Knee Surgery, Sports Traumatology, Arthroscopy August 2017, Volume 25, Issue 8, pp 2646–2655

An in vitro analysis of medial structures and a medial soft tissue reconstruction in a constrained condylar total knee arthroplasty

Athwal, K.K., El Daou, H., Inderhaug, E. et al.
Knee

Purpose

The aim of this study was to quantify the medial soft tissue contributions to stability following constrained condylar (CC) total knee arthroplasty (TKA) and determine whether a medial reconstruction could restore stability to a soft tissue-deficient, CC-TKA knee.

 

Methods

Eight cadaveric knees were mounted in a robotic system and tested at 0°, 30°, 60°, and 90° of flexion with ±50 N anterior–posterior force, ±8 Nm varus–valgus, and ±5 Nm internal–external torque.

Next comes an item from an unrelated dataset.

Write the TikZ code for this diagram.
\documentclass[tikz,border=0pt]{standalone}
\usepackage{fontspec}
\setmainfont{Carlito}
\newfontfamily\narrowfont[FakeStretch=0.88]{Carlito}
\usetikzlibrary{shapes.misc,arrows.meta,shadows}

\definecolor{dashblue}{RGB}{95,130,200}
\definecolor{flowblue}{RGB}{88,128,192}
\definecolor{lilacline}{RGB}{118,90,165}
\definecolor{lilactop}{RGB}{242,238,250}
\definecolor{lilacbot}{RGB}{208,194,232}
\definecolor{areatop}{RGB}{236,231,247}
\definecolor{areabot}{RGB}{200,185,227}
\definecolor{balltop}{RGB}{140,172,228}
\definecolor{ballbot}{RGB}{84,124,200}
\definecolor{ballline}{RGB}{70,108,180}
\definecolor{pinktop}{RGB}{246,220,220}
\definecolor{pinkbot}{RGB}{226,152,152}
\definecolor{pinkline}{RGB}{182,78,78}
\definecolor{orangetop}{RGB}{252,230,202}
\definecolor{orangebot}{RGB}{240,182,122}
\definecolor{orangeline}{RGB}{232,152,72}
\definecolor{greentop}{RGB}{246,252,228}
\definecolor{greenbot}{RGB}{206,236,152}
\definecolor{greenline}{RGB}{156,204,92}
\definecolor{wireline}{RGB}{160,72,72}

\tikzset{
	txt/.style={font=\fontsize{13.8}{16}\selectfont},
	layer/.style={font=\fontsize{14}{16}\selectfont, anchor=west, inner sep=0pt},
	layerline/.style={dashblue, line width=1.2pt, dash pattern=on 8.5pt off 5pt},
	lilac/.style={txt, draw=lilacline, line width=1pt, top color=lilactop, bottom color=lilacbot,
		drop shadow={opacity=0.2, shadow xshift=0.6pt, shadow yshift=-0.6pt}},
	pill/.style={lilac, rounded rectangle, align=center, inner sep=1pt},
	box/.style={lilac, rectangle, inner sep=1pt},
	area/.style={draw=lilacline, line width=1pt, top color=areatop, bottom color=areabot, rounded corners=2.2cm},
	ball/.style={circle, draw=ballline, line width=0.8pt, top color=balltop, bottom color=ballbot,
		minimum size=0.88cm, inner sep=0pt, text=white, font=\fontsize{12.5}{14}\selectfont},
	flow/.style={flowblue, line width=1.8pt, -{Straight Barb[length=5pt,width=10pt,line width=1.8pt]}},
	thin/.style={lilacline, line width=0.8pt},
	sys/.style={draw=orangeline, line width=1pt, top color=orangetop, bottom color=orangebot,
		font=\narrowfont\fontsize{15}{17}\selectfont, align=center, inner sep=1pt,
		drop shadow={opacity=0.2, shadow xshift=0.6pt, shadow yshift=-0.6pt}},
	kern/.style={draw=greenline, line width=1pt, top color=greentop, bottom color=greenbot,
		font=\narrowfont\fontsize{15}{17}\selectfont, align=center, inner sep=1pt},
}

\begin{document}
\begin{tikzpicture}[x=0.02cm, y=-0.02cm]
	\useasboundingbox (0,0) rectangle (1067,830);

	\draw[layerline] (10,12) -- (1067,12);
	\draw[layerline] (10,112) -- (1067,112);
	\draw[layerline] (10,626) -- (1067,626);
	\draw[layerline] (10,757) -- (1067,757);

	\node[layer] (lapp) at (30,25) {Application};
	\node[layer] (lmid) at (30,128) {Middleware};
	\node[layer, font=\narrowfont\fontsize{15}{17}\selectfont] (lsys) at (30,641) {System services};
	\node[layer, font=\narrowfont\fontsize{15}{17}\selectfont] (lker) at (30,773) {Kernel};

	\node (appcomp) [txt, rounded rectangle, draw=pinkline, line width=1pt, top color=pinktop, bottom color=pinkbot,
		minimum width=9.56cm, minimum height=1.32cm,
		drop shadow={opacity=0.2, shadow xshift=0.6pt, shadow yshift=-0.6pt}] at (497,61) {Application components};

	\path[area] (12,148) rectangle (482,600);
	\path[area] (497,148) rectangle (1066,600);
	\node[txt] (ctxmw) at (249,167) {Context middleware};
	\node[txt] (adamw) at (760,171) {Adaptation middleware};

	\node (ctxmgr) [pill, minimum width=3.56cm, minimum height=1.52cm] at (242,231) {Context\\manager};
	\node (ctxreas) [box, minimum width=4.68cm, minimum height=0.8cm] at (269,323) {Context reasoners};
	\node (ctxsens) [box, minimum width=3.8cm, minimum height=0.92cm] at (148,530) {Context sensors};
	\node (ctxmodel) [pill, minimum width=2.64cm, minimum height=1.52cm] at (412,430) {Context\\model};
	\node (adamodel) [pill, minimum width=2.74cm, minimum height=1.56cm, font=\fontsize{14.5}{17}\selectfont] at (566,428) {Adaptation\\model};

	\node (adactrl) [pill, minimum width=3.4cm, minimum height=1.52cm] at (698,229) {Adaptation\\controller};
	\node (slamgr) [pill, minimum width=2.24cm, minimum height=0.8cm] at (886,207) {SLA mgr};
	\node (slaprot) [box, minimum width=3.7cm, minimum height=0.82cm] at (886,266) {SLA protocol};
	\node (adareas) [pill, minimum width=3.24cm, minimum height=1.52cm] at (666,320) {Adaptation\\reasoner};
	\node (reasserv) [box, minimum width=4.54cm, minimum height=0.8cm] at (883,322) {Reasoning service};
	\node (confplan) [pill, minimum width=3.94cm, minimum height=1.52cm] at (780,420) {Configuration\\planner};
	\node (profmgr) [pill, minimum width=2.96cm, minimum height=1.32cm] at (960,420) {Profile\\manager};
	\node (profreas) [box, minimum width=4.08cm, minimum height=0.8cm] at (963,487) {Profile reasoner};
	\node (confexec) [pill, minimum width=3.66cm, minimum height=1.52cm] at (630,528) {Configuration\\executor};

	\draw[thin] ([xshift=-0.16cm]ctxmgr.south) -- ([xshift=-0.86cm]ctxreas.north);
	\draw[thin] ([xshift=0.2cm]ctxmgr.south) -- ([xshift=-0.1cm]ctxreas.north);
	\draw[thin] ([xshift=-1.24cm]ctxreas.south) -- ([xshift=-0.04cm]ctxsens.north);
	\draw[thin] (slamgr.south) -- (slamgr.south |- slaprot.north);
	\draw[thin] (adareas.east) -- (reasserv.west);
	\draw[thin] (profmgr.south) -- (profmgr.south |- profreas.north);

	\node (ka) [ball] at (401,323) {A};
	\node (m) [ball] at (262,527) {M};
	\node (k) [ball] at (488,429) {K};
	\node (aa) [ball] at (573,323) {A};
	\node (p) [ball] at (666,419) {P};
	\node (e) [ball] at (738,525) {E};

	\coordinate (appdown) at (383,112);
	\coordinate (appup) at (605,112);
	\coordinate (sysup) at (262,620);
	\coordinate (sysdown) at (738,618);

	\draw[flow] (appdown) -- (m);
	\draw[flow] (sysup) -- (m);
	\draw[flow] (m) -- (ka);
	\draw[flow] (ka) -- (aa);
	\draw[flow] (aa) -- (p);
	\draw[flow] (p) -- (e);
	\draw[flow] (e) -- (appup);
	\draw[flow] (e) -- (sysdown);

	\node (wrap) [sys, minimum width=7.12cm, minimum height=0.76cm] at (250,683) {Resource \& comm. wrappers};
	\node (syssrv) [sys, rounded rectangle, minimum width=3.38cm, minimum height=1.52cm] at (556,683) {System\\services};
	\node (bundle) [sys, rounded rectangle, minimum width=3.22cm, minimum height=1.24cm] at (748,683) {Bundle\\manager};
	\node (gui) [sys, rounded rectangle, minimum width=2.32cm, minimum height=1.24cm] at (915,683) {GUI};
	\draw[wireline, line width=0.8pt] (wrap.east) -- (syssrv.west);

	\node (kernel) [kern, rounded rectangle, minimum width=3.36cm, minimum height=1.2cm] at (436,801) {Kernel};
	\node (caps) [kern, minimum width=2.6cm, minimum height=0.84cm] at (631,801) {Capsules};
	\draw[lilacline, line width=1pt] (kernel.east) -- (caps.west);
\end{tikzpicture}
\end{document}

The deep and superficial medial collateral ligaments (dMCL, sMCL) and posteromedial capsule (PMC) were transected and their relative contributions to stabilising the applied loads were quantified. After complete medial soft tissue transection, a reconstruction using a semitendinosus tendon graft was performed, and the effect on kinematic behaviour under equivocal conditions was measured.

Results

In the CC-TKA knee, the sMCL was the major medial restraint in anterior drawer, internal–external, and valgus rotation. No significant differences were found between the rotational laxities of the reconstructed knee to the pre-deficient state for the arc of motion examined. The relative contribution of the reconstruction was higher in valgus rotation at 60° than the sMCL; otherwise, the contribution of the reconstruction was similar to that of the sMCL.

 

Conclusion

There is contention whether a CC-TKA can function with medial deficiency or more constraint is required. This work has shown that a CC-TKA may not provide enough stability with an absent sMCL. However, in such cases, combining the CC-TKA with a medial soft tissue reconstruction may be considered as an alternative to a hinged implant.